• **Directive**
From the first line of the data through the line containing "const spaced = v", return each line exactly.

• **Material provided**
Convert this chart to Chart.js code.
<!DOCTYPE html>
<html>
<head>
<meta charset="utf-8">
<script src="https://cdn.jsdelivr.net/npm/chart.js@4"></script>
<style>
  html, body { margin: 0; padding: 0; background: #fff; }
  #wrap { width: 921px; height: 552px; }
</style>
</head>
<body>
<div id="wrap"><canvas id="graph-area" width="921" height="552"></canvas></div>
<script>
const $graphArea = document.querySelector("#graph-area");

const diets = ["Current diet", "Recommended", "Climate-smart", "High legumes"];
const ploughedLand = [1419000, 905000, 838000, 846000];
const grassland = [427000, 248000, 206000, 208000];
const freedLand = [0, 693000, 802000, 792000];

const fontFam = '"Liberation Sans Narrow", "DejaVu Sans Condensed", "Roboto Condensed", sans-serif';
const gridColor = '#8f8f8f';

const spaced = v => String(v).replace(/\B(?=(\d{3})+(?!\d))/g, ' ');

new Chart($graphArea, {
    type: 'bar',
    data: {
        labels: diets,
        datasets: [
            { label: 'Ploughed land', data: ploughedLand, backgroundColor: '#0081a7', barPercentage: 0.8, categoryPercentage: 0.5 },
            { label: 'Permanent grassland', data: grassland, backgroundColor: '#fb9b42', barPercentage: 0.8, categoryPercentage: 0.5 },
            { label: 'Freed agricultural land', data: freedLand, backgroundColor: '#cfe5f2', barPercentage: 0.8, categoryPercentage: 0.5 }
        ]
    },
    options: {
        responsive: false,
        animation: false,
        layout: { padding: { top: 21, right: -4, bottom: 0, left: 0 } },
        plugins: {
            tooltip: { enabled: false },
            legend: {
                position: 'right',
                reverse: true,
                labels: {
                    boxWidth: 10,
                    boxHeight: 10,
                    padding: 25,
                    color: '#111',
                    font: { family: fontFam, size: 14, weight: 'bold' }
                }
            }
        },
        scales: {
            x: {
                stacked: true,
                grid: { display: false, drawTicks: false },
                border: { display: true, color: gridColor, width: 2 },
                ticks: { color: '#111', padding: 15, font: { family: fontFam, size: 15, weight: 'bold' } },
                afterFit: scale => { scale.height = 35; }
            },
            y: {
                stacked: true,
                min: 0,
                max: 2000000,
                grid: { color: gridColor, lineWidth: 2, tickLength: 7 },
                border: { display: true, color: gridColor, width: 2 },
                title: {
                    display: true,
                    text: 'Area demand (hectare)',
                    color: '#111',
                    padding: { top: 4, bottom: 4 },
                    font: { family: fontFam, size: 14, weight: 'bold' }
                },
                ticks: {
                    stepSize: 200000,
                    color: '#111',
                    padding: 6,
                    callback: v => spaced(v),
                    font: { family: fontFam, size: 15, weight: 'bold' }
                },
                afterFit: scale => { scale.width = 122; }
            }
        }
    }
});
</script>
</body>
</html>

• **Problem solution**
Convert this chart to Chart.js code.
<!DOCTYPE html>
<html>
<head>
<meta charset="utf-8">
<script src="https://cdn.jsdelivr.net/npm/chart.js@4"></script>
<style>
  html, body { margin: 0; padding: 0; background: #fff; }
  #wrap { width: 921px; height: 552px; }
</style>
</head>
<body>
<div id="wrap"><canvas id="graph-area" width="921" height="552"></canvas></div>
<script>
const $graphArea = document.querySelector("#graph-area");

const diets = ["Current diet", "Recommended", "Climate-smart", "High legumes"];
const ploughedLand = [1419000, 905000, 838000, 846000];
const grassland = [427000, 248000, 206000, 208000];
const freedLand = [0, 693000, 802000, 792000];

const fontFam = '"Liberation Sans Narrow", "DejaVu Sans Condensed", "Roboto Condensed", sans-serif';
const gridColor = '#8f8f8f';

const spaced = v => String(v).replace(/\B(?=(\d{3})+(?!\d))/g, ' ');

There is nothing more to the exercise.